Rules of Golf
Rules of Golf Review: How do I find my 'nearest point of relief'?
Pro golfers often find themselves in situations where they are entitled to take a free drop but need to find the nearest point of relief. Here's how they—and you—should do it.
It's a term you hear quite often when you watching a pro golf broadcast: nearest point of relief. And it literally means what it sounds like. If you're taking free relief for one of the various reasons you’re allowed to in the Rules of Golf—ball on a cart path, next to a sprinkler head, in an abnormal ground condition like ground under repair, in casual water, etc.—you need to find the spot where you could make a stroke at your ball without any interference from the thing you are taking relief from.
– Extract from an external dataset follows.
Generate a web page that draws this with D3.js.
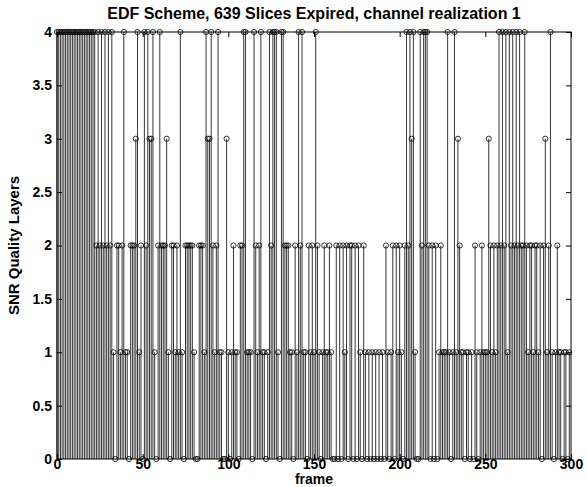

Your lie, stance and swing should not be impeded in any way—it’s known as taking complete relief. If any or all of them are still impacted by the lie, you're playing from the wrong place. Also, that spot cannot be closer to the hole than where your ball originally came to rest. It's all there in Rule 16.
OK, that's where you might think this conversation should end. But it's not that simple. Things such as whether you are playing left-handed or right-handed matter. So does the location of that nearest point (for instance, it can't be on another hole's putting green). The nearest point also does not guarantee that you will get a good lie for your next shot. As golf’s governing bodies, the USGA and R&A, like to say, it's not the "nicest" point, it's the nearest point. Cute.
Suffice it to say, when determining where that nearest point is, you have ask yourself, How do I intend to play my next shot? For example, if you're a righty, and your ball is in the dead middle of a cart path (see J.B. Holmes’ photo above), your nearest point of relief would likely be to the left of the path. Why? Think about it. If you were to drop on the right side, to be fully clear of the path, the distance would be at least a few feet away from the pavement. On the left side, you could stand and swing at a ball only a few inches from the path. This diagram below (courtesy of the USGA), should further clarify your nearest point of relief.
It's also mandatory to decide what club you are going to use for your next shot, what stance you will take, your intended swing and line of play. All of this has to be factored. You don't actually have to simulate this before playing your next shot, but it's recommended to make sure you got the spot right.
The final thing to remember: You don't have to take relief from any of the conditions listed above. You probably have seen players hit shots off the cart path because taking the relief would mean being in a worse position than they currently are in. It might be worth it to put scrape marks on your wedge to save a stroke or two.